Inside Baikonur, Kazakhstan's Gateway To Space

A U.S. spy-plane photo of a launchpad at the Baikonur Cosmodrome that was shot in 1957, two years after the secret site -- initially built to test long-range missiles -- became the place from which the U.S.S.R. battled the United States for dominance in the space race.

An unidentified rocket blasts off from Baikonur in 1960. The site -- built in the wilderness of the Kazakh Soviet Socialist Republic -- was chosen for the uninhabited plains that surround it and its proximity to the equator.

The center of the town of Baikonur (then called Leninsk), built to service the launch operations. The featureless plains surrounding the site allow long-distance radio communications and limit the risk to civilians from dumped rocket stages; being near the equator makes use of the Earth's rotation to help fling rockets into orbit.
 

Final checks are made to the Vostok (East) rocket that would launch Soviet cosmonaut Yuri Gagarin into orbit in 1961. Multiple historic launches were made from Baikonur, including the first satellite (October 1957), the first dog (November 1957), the first man (1961), and the first woman (1963) into space.  

Baikonur was also the scene of some tragic failures, most notably the 1960 Nedelin catastrophe (pictured), when a missile exploded on its launchpad, killing around 100 people.

Cosmonauts Anatoly Berezovoy and Valentin Lebedev speak to the media behind glass before a launch in 1982. Several Soviet prelaunch traditions continue today, including sitting together for a screening of the 1970 film The White Sun Of The Desert and urinating on the back wheel of the bus that transports space travelers to the launchpad. Female cosmonauts and astronauts reportedly bring along a small vial of urine for the ritual tire splash.
 
 

The Buran space shuttle, photographed before launch from Baikonur in 1988, was the last major Soviet space program before the collapse of the U.S.S.R. in 1991.

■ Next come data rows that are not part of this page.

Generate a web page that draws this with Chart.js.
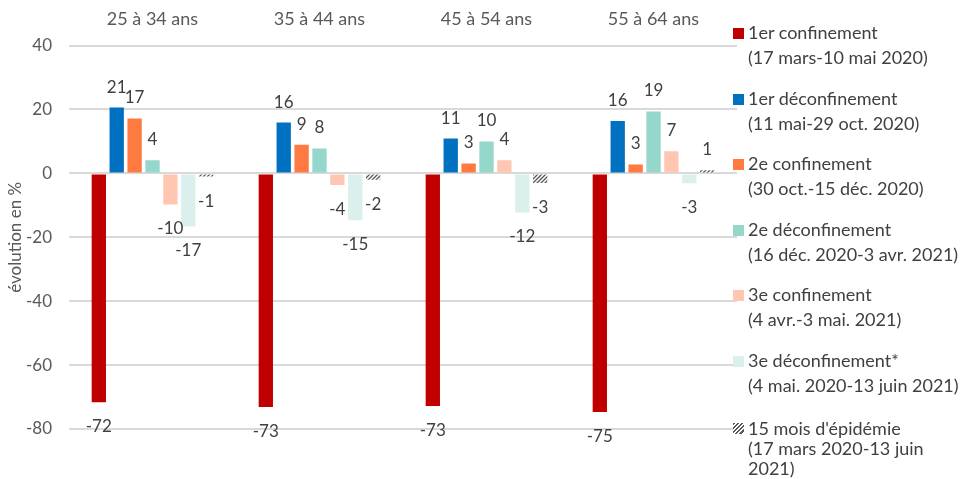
<!DOCTYPE html>
<html lang="fr">
<head>
<meta charset="utf-8">
<script src="https://cdn.jsdelivr.net/npm/chart.js@4.4.0/dist/chart.umd.min.js"></script>
<style>
    html, body { margin: 0; padding: 0; background: #fff; }
    #wrap { position: relative; width: 961px; height: 479px; }
    #legend { position: absolute; left: 733px; top: 20px; font-family: Lato, sans-serif; font-size: 18px; color: #404040; line-height: 25px; white-space: nowrap; }
    .item { position: relative; padding-left: 15px; height: 65.6px; box-sizing: border-box; }
    .item.last { line-height: 20px; padding-top: 4px; }
    .box { position: absolute; left: 0; top: 8px; width: 11px; height: 11px; }
    .item.last .box { top: 9px; }
</style>
</head>
<body>
<div id="wrap">
    <canvas id="chart" width="961" height="479"></canvas>
    <div id="legend"></div>
</div>
<script>
const categories = ['25 à 34 ans', '35 à 44 ans', '45 à 54 ans', '55 à 64 ans'];
const periods = [
    ['1er confinement', '(17 mars-10 mai 2020)'],
    ['1er déconfinement', '(11 mai-29 oct. 2020)'],
    ['2e confinement', '(30 oct.-15 déc. 2020)'],
    ['2e déconfinement', '(16 déc. 2020-3 avr. 2021)'],
    ['3e confinement', '(4 avr.-3 mai. 2021)'],
    ['3e déconfinement*', '(4 mai. 2020-13 juin 2021)'],
    ['15 mois d\'épidémie', '(17 mars 2020-13 juin', '2021)']
];
const conf1 = [-71.6, -73.1, -72.8, -74.7];
const deconf1 = [20.6, 15.9, 10.9, 16.4];
const conf2 = [17.2, 9.0, 3.1, 2.8];
const deconf2 = [4.1, 7.8, 10.0, 19.4];
const conf3 = [-9.7, -3.6, 4.1, 6.9];
const deconf3 = [-16.6, -14.7, -12.2, -3.1];
const total15 = [-1.0, -2.0, -3.0, 1.0];
const yTicks = [-80, -60, -40, -20, 0, 20, 40];

const seriesValues = [conf1, deconf1, conf2, deconf2, conf3, deconf3, total15];

function makeHatch() {
    const c = document.createElement('canvas');
    c.width = 4;
    c.height = 4;
    const g = c.getContext('2d');
    g.fillStyle = '#ffffff';
    g.fillRect(0, 0, 4, 4);
    g.strokeStyle = '#595959';
    g.lineWidth = 1.3;
    g.beginPath();
    g.moveTo(0, 4); g.lineTo(4, 0);
    g.moveTo(-1, 1); g.lineTo(1, -1);
    g.moveTo(3, 5); g.lineTo(5, 3);
    g.stroke();
    return g.createPattern(c, 'repeat');
}

const ctx = document.getElementById('chart').getContext('2d');
const hatch = makeHatch();
const colors = ['#C00000', '#0070C0', '#FF7A40', '#96D7CC', '#FFC6B1', '#DBEFEC', hatch];

// legend in HTML so the multi-line labels stay as text
const legend = document.getElementById('legend');
periods.forEach((lines, i) => {
    const item = document.createElement('div');
    item.className = i === periods.length - 1 ? 'item last' : 'item';
    const box = document.createElement('div');
    box.className = 'box';
    if (i === 6) {
        box.style.background = 'repeating-linear-gradient(135deg, #595959 0 1.5px, #fff 1.5px 3px)';
    } else {
        box.style.background = colors[i];
    }
    item.appendChild(box);
    lines.forEach((line, k) => {
        if (k > 0) item.appendChild(document.createElement('br'));
        item.appendChild(document.createTextNode(line));
    });
    legend.appendChild(item);
});

const valueLabels = {
    id: 'valueLabels',
    afterDatasetsDraw(chart) {
        const c = chart.ctx;
        c.save();
        c.font = '17px Lato, sans-serif';
        c.fillStyle = '#404040';
        c.textAlign = 'center';
        chart.data.datasets.forEach((ds, i) => {
            const meta = chart.getDatasetMeta(i);
            meta.data.forEach((bar, j) => {
                const v = ds.data[j];
                const txt = String(Math.round(v));
                if (v >= 0) {
                    c.textBaseline = 'bottom';
                    c.fillText(txt, bar.x, bar.y - 12);
                } else {
                    c.textBaseline = 'top';
                    c.fillText(txt, bar.x, bar.y + 16);
                }
            });
        });
        c.restore();
    }
};

new Chart(ctx, {
    type: 'bar',
    data: {
        labels: categories,
        datasets: seriesValues.map((vals, i) => ({
            label: periods[i].join(' '),
            data: vals,
            backgroundColor: colors[i],
            borderWidth: 0,
            categoryPercentage: 0.75,
            barPercentage: 0.8
        }))
    },
    options: {
        responsive: false,
        animation: false,
        layout: { padding: { left: 0, right: 224, top: 0, bottom: 50 } },
        plugins: {
            legend: { display: false },
            tooltip: { enabled: false }
        },
        scales: {
            x: {
                position: 'top',
                grid: { display: false },
                border: { display: false },
                ticks: {
                    color: '#595959',
                    font: { family: 'Lato', size: 18 },
                    padding: 8
                }
            },
            y: {
                min: -80,
                max: 40,
                afterBuildTicks(axis) {
                    axis.ticks = yTicks.map(v => ({ value: v }));
                },
                afterFit(axis) {
                    axis.width = 69;
                },
                grid: { color: '#d9d9d9', lineWidth: 2, drawTicks: false },
                border: { display: false },
                ticks: {
                    color: '#595959',
                    font: { family: 'Lato', size: 17 },
                    padding: 17
                },
                title: {
                    display: true,
                    text: 'évolution en %',
                    color: '#595959',
                    font: { family: 'Lato', size: 17 },
                    padding: { top: 5, bottom: 0 }
                }
            }
        }
    },
    plugins: [valueLabels]
});
</script>
</body>
</html>
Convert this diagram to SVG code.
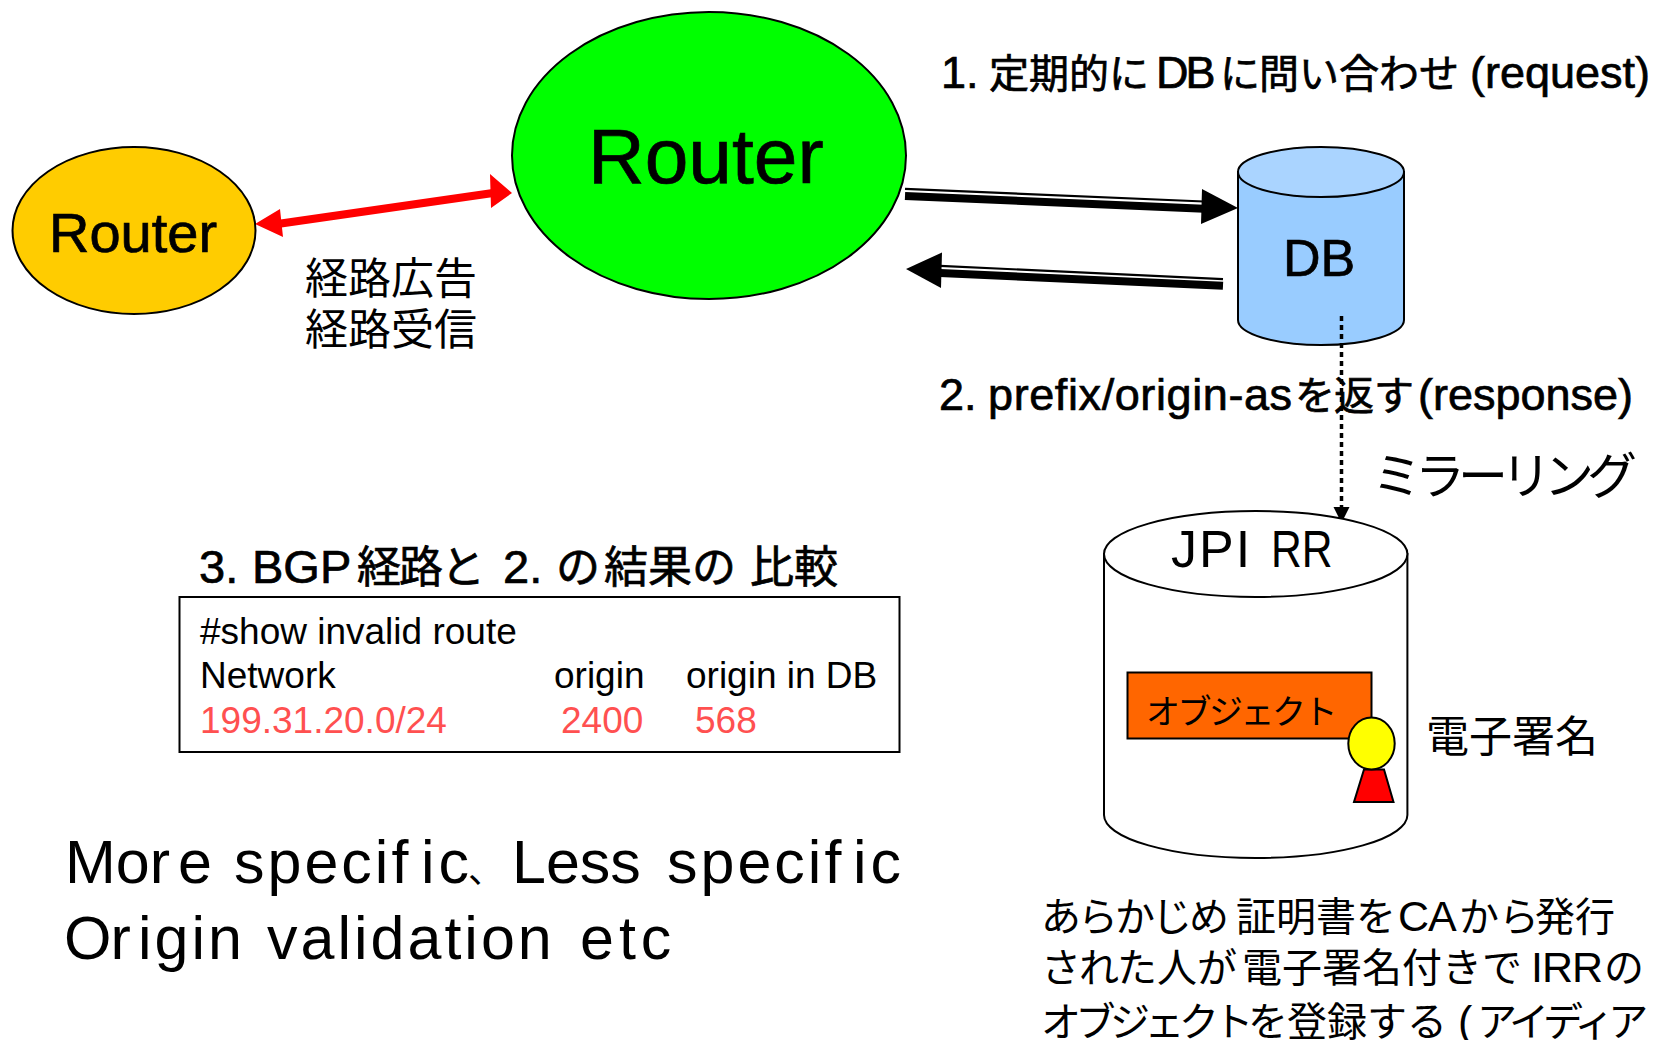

Local women walk in Baikonur in 1999. Following the breakup of the Soviet Union, Russia leased Baikonur and a wide swath of the surrounding area from newly independent Kazakhstan.
 

An aerial view of the town of Baikonur, which had a population of some 36,000 people in 2009. Virtually the entire town's economy is based on the space industry. Some 70 percent of the population were ethnic Russians during the Soviet period, most of the rest ethnic Kazakhs. That ratio has approximately reversed since the collapse of the Soviet Union.

A mosaic in central Baikonur. Russia pays Kazakhstan about $115 million each year for use of the launch base. The lease is set to expire in 2050 but the Kremlin is currently building its own launch site in Russia's Far East.
 

A Soyuz rocket that would take U.S. astronaut Dan Burbank to the International Space Station (ISS) readies for launch on a freezing morning in November 2011. Since the U.S. Space Shuttle program ended in 2011, the United States has paid Russia tens of millions of dollars per astronaut for rides to the ISS.
 

A Soyuz rocket streaks into space from Baikonur. The price for recent flights for U.S. astronauts was around $86 million, more than twice what Russia's space agency charged in 2011.
 

U.S. astronaut Scott Kelly sits with Russian cosmonauts Aleksandr Kaleri and Oleg Skripochka in the Soyuz landing capsule in 2011. While highly reliable, the Soyuz rockets launched from Baikonur are famously uncomfortable and too cramped to fit a toilet. Space travelers must wear diapers for the two-day journey to the ISS.

A Soyuz carrying one American and two Russians to the ISS blasts off in 2017. Travel blogger Ric Gazarian, who witnessed a launch in 2018, told RFE/RL that foreigners are allowed to watch the launch from a little more than a kilometer from the launchpad.
 

A museum dedicated to spaceflight in Baikonur

Russian military personnel watch from an armored vehicle as a Soyuz is transported to the launchpad. Baikonur is seen as a potential target for terrorist attacks.
 

Camels relax on the plains around Baikonur.

Kazakh girls watch as a Soyuz rocket prepares for launch in 2009. As work continues on Russia’s troubled Vostochny Cosmodrome and SpaceX aims to ferry astronauts to the ISS from U.S. soil beginning on May 27, Kazakhstan's aging launch facility and the population it supports is likely to be left behind.
 

As liftoff nears for the first astronauts launched from U.S. soil since 2011, we take a look at the Soviet-built cosmodrome that sent more than a dozen NASA astronauts into orbit.